**AIM OF THE EXERCISE**
Without the pictures, repeat the listing character for character.
▬▬▬▬▬▬▬▬▬▬
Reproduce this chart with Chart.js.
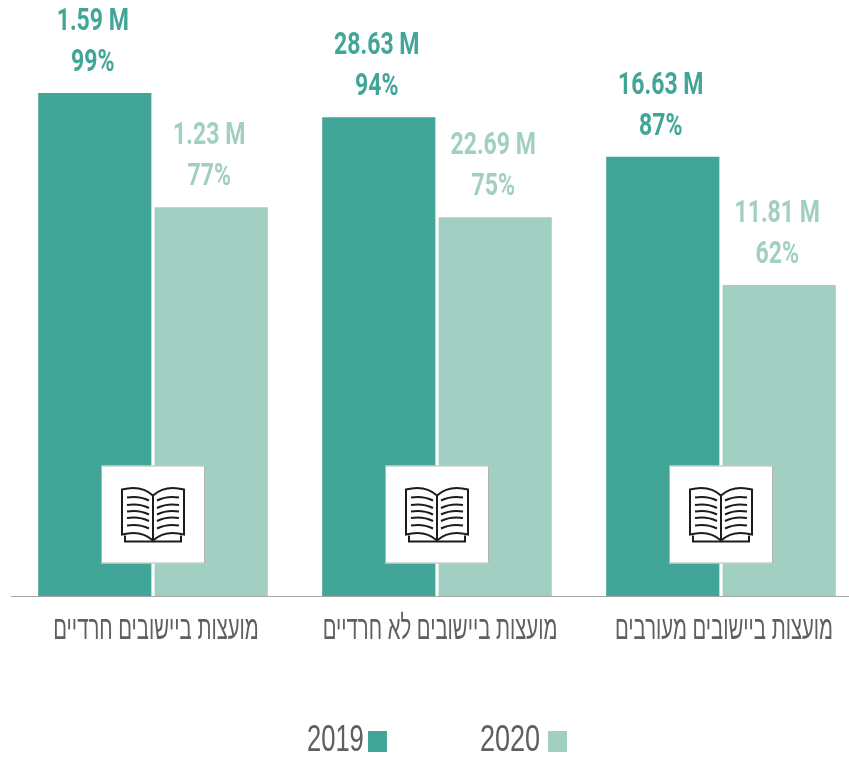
<!DOCTYPE html>
<html lang="he">
<head>
<meta charset="utf-8">
<title>מועצות ביישובים</title>
<script src="https://cdn.jsdelivr.net/npm/chart.js@4/dist/chart.umd.min.js"></script>
<style>
    html, body { margin: 0; padding: 0; background: #fff; overflow: hidden; }
    #wrap { width: 849px; height: 757px; overflow: hidden; }
</style>
</head>
<body>
<div id="wrap"><canvas id="chart" width="864" height="757"></canvas></div>
<script>
var categories = ["מועצות ביישובים חרדיים", "מועצות ביישובים לא חרדיים", "מועצות ביישובים מעורבים"];
var seriesNames = ["2019", "2020"];
// bar heights, the printed percents are rounded
var values2019 = [99.6, 94.8, 87];
var values2020 = [77, 75, 61.6];
var percents2019 = ["99%", "94%", "87%"];
var percents2020 = ["77%", "75%", "62%"];
var millions2019 = ["1.59 M", "28.63 M", "16.63 M"];
var millions2020 = ["1.23 M", "22.69 M", "11.81 M"];

var GREEN = "#41a597";
var LIGHT = "#a1cfc2";
var GREY = "#5f5f5f";

// the original font is very condensed, none installed is, so squeeze the text sideways
function squeezed(ctx, text, x, y, sx) {
    ctx.save();
    ctx.translate(x, y);
    ctx.scale(sx, 1);
    ctx.fillText(text, 0, 0);
    ctx.restore();
}

function drawBook(ctx, cx, cy) {
    ctx.save();
    ctx.fillStyle = "#fff";
    ctx.strokeStyle = "#b4b4b4";
    ctx.lineWidth = 1;
    ctx.fillRect(cx - 52, cy - 49, 104, 98);
    ctx.strokeRect(cx - 51.5, cy - 48.5, 103, 97);
    ctx.translate(cx, cy);
    ctx.strokeStyle = "#1c1c1c";
    ctx.lineWidth = 2;
    [-1, 1].forEach(function (s) {
        ctx.beginPath();
        ctx.moveTo(0, -19);
        ctx.quadraticCurveTo(s * 12, -30, s * 31, -25);
        ctx.lineTo(s * 31, 20);
        ctx.quadraticCurveTo(s * 12, 15, 0, 26);
        ctx.stroke();
        ctx.beginPath();
        ctx.moveTo(s * 28, 21);
        ctx.lineTo(s * 28, 27);
        ctx.lineTo(0, 27);
        ctx.stroke();
        [-17, -9.5, -3, 3.5, 11].forEach(function (y) {
            ctx.beginPath();
            ctx.moveTo(s * 26, y);
            ctx.quadraticCurveTo(s * 14, y - 2, s * 4, y + 3);
            ctx.stroke();
        });
    });
    ctx.beginPath();
    ctx.moveTo(0, -19);
    ctx.lineTo(0, 27);
    ctx.stroke();
    ctx.restore();
}

var barNotes = {
    id: "barNotes",
    afterDatasetsDraw: function (chart) {
        var ctx = chart.ctx;
        var xScale = chart.scales.x;
        var texts = [millions2019, millions2020];
        var percents = [percents2019, percents2020];
        var colours = [GREEN, LIGHT];

        ctx.save();
        ctx.textAlign = "center";
        ctx.textBaseline = "middle";
        ctx.font = "bold 32px Roboto";
        chart.data.datasets.forEach(function (ds, d) {
            chart.getDatasetMeta(d).data.forEach(function (bar, i) {
                ctx.fillStyle = colours[d];
                squeezed(ctx, texts[d][i], bar.x - 2, bar.y - 71, 0.72);
                squeezed(ctx, percents[d][i], bar.x - 2, bar.y - 30, 0.72);
            });
        });

        // category labels
        ctx.fillStyle = GREY;
        ctx.font = "33px 'Liberation Sans'";
        categories.forEach(function (c, i) {
            squeezed(ctx, c, xScale.getPixelForValue(i) + 3, 630, 0.615);
        });

        // legend, text to the left of the box
        ctx.textAlign = "left";
        ctx.font = "37px 'Liberation Sans'";
        [307, 480].forEach(function (left, d) {
            squeezed(ctx, seriesNames[d], left, 741, d ? 0.73 : 0.69);
            ctx.fillStyle = colours[d];
            ctx.fillRect(left + (d ? 68 : 61), 731, 19, 21);
            ctx.fillStyle = GREY;
        });
        ctx.restore();

        categories.forEach(function (c, i) {
            drawBook(ctx, xScale.getPixelForValue(i), 514.5);
        });
    }
};

new Chart(document.getElementById("chart"), {
    type: "bar",
    data: {
        labels: categories,
        datasets: [
            { label: seriesNames[0], data: values2019, backgroundColor: GREEN, categoryPercentage: 0.82, barPercentage: 0.972 },
            { label: seriesNames[1], data: values2020, backgroundColor: LIGHT, categoryPercentage: 0.82, barPercentage: 0.972 }
        ]
    },
    options: {
        responsive: false,
        animation: false,
        layout: { padding: { top: 91, left: 11, right: 1, bottom: 153 } },
        plugins: {
            tooltip: { enabled: false },
            legend: { display: false }
        },
        scales: {
            x: {
                grid: { display: false },
                border: { color: "#a6a6a6", width: 1 },
                ticks: { display: false }
            },
            y: { display: false, min: 0, max: 100 }
        }
    },
    plugins: [barNotes]
});
</script>
</body>
</html>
▬▬▬▬▬▬▬▬▬▬
**OUTPUT BELOW**
Reproduce this chart with Chart.js.
<!DOCTYPE html>
<html lang="he">
<head>
<meta charset="utf-8">
<title>מועצות ביישובים</title>
<script src="https://cdn.jsdelivr.net/npm/chart.js@4/dist/chart.umd.min.js"></script>
<style>
    html, body { margin: 0; padding: 0; background: #fff; overflow: hidden; }
    #wrap { width: 849px; height: 757px; overflow: hidden; }
</style>
</head>
<body>
<div id="wrap"><canvas id="chart" width="864" height="757"></canvas></div>
<script>
var categories = ["מועצות ביישובים חרדיים", "מועצות ביישובים לא חרדיים", "מועצות ביישובים מעורבים"];
var seriesNames = ["2019", "2020"];
// bar heights, the printed percents are rounded
var values2019 = [99.6, 94.8, 87];
var values2020 = [77, 75, 61.6];
var percents2019 = ["99%", "94%", "87%"];
var percents2020 = ["77%", "75%", "62%"];
var millions2019 = ["1.59 M", "28.63 M", "16.63 M"];
var millions2020 = ["1.23 M", "22.69 M", "11.81 M"];

var GREEN = "#41a597";
var LIGHT = "#a1cfc2";
var GREY = "#5f5f5f";

// the original font is very condensed, none installed is, so squeeze the text sideways
function squeezed(ctx, text, x, y, sx) {
    ctx.save();
    ctx.translate(x, y);
    ctx.scale(sx, 1);
    ctx.fillText(text, 0, 0);
    ctx.restore();
}

function drawBook(ctx, cx, cy) {
    ctx.save();
    ctx.fillStyle = "#fff";
    ctx.strokeStyle = "#b4b4b4";
    ctx.lineWidth = 1;
    ctx.fillRect(cx - 52, cy - 49, 104, 98);
    ctx.strokeRect(cx - 51.5, cy - 48.5, 103, 97);
    ctx.translate(cx, cy);
    ctx.strokeStyle = "#1c1c1c";
    ctx.lineWidth = 2;
    [-1, 1].forEach(function (s) {
        ctx.beginPath();
        ctx.moveTo(0, -19);
        ctx.quadraticCurveTo(s * 12, -30, s * 31, -25);
        ctx.lineTo(s * 31, 20);
        ctx.quadraticCurveTo(s * 12, 15, 0, 26);
        ctx.stroke();
        ctx.beginPath();
        ctx.moveTo(s * 28, 21);
        ctx.lineTo(s * 28, 27);
        ctx.lineTo(0, 27);
        ctx.stroke();
        [-17, -9.5, -3, 3.5, 11].forEach(function (y) {
            ctx.beginPath();
            ctx.moveTo(s * 26, y);
            ctx.quadraticCurveTo(s * 14, y - 2, s * 4, y + 3);
            ctx.stroke();
        });
    });
    ctx.beginPath();
    ctx.moveTo(0, -19);
    ctx.lineTo(0, 27);
    ctx.stroke();
    ctx.restore();
}

var barNotes = {
    id: "barNotes",
    afterDatasetsDraw: function (chart) {
        var ctx = chart.ctx;
        var xScale = chart.scales.x;
        var texts = [millions2019, millions2020];
        var percents = [percents2019, percents2020];
        var colours = [GREEN, LIGHT];

        ctx.save();
        ctx.textAlign = "center";
        ctx.textBaseline = "middle";
        ctx.font = "bold 32px Roboto";
        chart.data.datasets.forEach(function (ds, d) {
            chart.getDatasetMeta(d).data.forEach(function (bar, i) {
                ctx.fillStyle = colours[d];
                squeezed(ctx, texts[d][i], bar.x - 2, bar.y - 71, 0.72);
                squeezed(ctx, percents[d][i], bar.x - 2, bar.y - 30, 0.72);
            });
        });

        // category labels
        ctx.fillStyle = GREY;
        ctx.font = "33px 'Liberation Sans'";
        categories.forEach(function (c, i) {
            squeezed(ctx, c, xScale.getPixelForValue(i) + 3, 630, 0.615);
        });

        // legend, text to the left of the box
        ctx.textAlign = "left";
        ctx.font = "37px 'Liberation Sans'";
        [307, 480].forEach(function (left, d) {
            squeezed(ctx, seriesNames[d], left, 741, d ? 0.73 : 0.69);
            ctx.fillStyle = colours[d];
            ctx.fillRect(left + (d ? 68 : 61), 731, 19, 21);
            ctx.fillStyle = GREY;
        });
        ctx.restore();

        categories.forEach(function (c, i) {
            drawBook(ctx, xScale.getPixelForValue(i), 514.5);
        });
    }
};

new Chart(document.getElementById("chart"), {
    type: "bar",
    data: {
        labels: categories,
        datasets: [
            { label: seriesNames[0], data: values2019, backgroundColor: GREEN, categoryPercentage: 0.82, barPercentage: 0.972 },
            { label: seriesNames[1], data: values2020, backgroundColor: LIGHT, categoryPercentage: 0.82, barPercentage: 0.972 }
        ]
    },
    options: {
        responsive: false,
        animation: false,
        layout: { padding: { top: 91, left: 11, right: 1, bottom: 153 } },
        plugins: {
            tooltip: { enabled: false },
            legend: { display: false }
        },
        scales: {
            x: {
                grid: { display: false },
                border: { color: "#a6a6a6", width: 1 },
                ticks: { display: false }
            },
            y: { display: false, min: 0, max: 100 }
        }
    },
    plugins: [barNotes]
});
</script>
</body>
</html>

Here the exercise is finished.